The competition is part of the corporation’s Promoting Enterprise Development (PED) programme which aims to help small businesses with finance, training, mentorship and incubation.
The competition opens on November 12 and closes on December 8.

The idea is to help start, nurture and support small businesses so they create jobs and contribute to the economy’s diversification.
The ultimate goal is to create an economy anchored on the private sector and wean it off its reliance on the public sector.

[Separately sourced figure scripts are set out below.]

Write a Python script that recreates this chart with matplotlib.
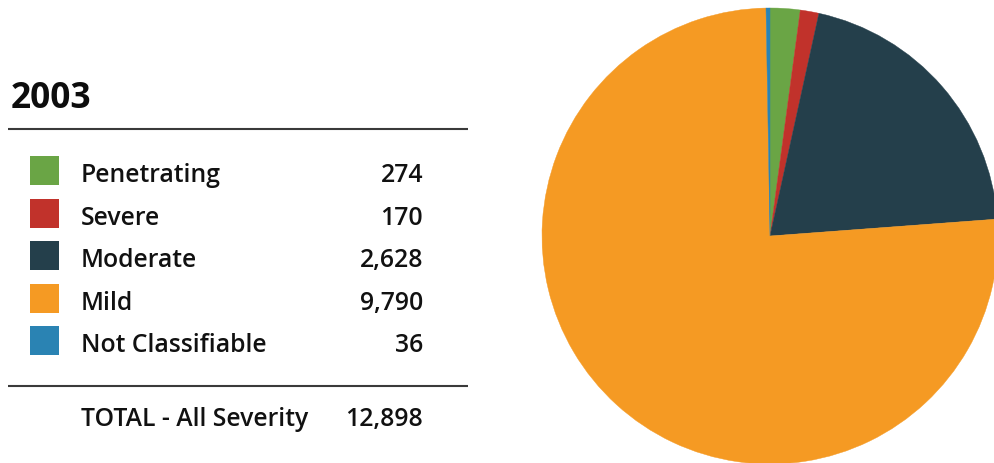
import matplotlib.pyplot as plt
from matplotlib.patches import Rectangle

# datos de la figura
year = '2003'
categories = ['Penetrating', 'Severe', 'Moderate', 'Mild', 'Not Classifiable']
values = [274, 170, 2628, 9790, 36]
colors = ['#6aa545', '#c1322b', '#243f4b', '#f59a23', '#2a83b3']
total_label = 'TOTAL - All Severity'
total = 12898

plt.rcParams['font.family'] = ['Open Sans', 'DejaVu Sans']

W, H = 995, 464
fig = plt.figure(figsize=(W / 100, H / 100), dpi=100)

# capa de fondo en coordenadas de pixel
bg = fig.add_axes([0, 0, 1, 1])
bg.set_xlim(0, W)
bg.set_ylim(H, 0)
bg.axis('off')

txt = dict(fontsize=17.8, fontweight='semibold', color='#111111', va='baseline')

bg.text(11, 108, year, fontsize=25.5, fontweight='bold', color='#0d0d0d', va='baseline')
bg.plot([8, 468], [130, 130], color='#3a3a3a', lw=1.5, solid_capstyle='butt')
bg.plot([8, 468], [387, 387], color='#3a3a3a', lw=1.5, solid_capstyle='butt')

row0 = 171.5
step = 42.5
for i, (cat, val, col) in enumerate(zip(categories, values, colors)):
    yc = row0 + i * step
    bg.add_patch(Rectangle((30, yc - 14.5), 29, 29, color=col, lw=0))
    bg.text(81, yc + 11, cat, **txt)
    bg.text(423, yc + 11, f'{val:,}', ha='right', **txt)

bg.text(81, 426, total_label, **txt)
bg.text(423, 426, f'{total:,}', ha='right', **txt)

# pastel
cx, cy, r = 770, 237, 228
ax = fig.add_axes([(cx - r) / W, (H - cy - r) / H, 2 * r / W, 2 * r / H])
wedges, _ = ax.pie(values, colors=colors, startangle=90, counterclock=False,
                   wedgeprops={'linewidth': 0})
for w in wedges:
    w.set_edgecolor(w.get_facecolor())
    w.set_linewidth(0.3)
ax.set_xlim(-1, 1)
ax.set_ylim(-1, 1)
ax.set_aspect('equal')
ax.axis('off')

fig.savefig('out.png', dpi=100)
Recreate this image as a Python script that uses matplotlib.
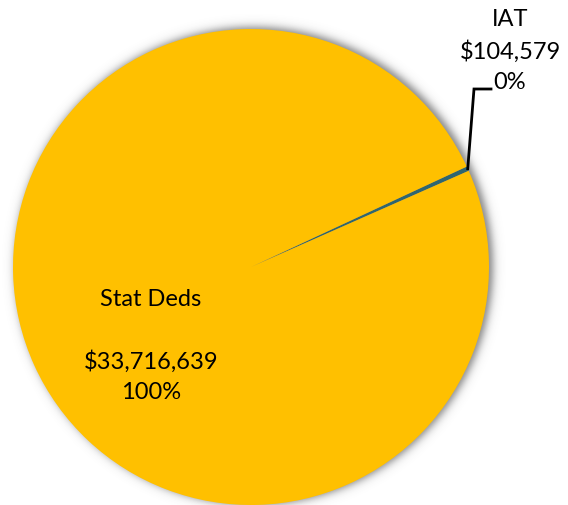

The PED is financed by the African Development Bank with technical support from the government’s Economic Diversification Support Project.

The programme was established to assess and develop the current Business Development Service (BDS) market growth strategy.
The strategy that will come out of the assessment will be used to support the second mission of the PED, which is to help “nurture start-up businesses and entrepreneurs through development of a strategy and implementation plan for business incubation”.

The business plan competition, which is the third aspect of the PED, seeks to encourage “young and innovative people with credible business ideas to gain access to the required business support”.
The competition is targeted at Basotho youths and women interested in manufacturing, agriculture, tourism and renewable energy.
BEDCO’s acting chief executive, Pesha Shale, said the first phase of the competition will shortlist 110 businesses that will be trimmed to 20 and then 10 finalists who “will have an opportunity to win cash prizes”.

“Expectation is that 50% of these (businesses) should be women-owned,” Shale said.
The completion will cover an eight-month cycle that will include submission of the business plans, as well as training on how to improve and pitch them to potential investors or funders for the last 20 entrepreneurs.

He said in addition to getting a share of the M1 million start-up or business development support, the final 10 will receive incubation and entrepreneurship development training.
The panel of judges will be drawn from local and regional experts.
Shale emphasised that the competition “is open to people in all districts and should not be seen as a Maseru thing”.

He said Lesotho is in the race to diversify its economy and alleviate poverty.
Lesotho’s economy, he said, is dangerously reliant on the public sector which can no longer create new jobs and boost economic growth.
Lerata Pekane, the Principal Secretary of the Small Businesses Ministry who is also chairman of BEDCO, described small and medium businesses as the key drivers of employment in the private sector.

Pekane said small and medium businesses account for 85 percent of employment but contributed only 16 percent of GDP because they are not getting adequate support.
“We should not forget that most of these businesses are informal,” Pekane said.

He said the contribution of these businesses to the GDP remains low because there has not been a strong link between big and small business.
“Even in government they were excluded because of formalities.”
Chaba Mokuku, project manager of the Economic Diversification Support Project, said the competition fits well into the several initiatives to diversify the economy.
“It’s urgent that we diversify our economy,” Mokuku said.
“The government cannot absorb more people because the wage bill is already huge and SACU revenues are sliding. We need to find new areas to create jobs and generate revenue. The answer is in growing the private sector,” he said.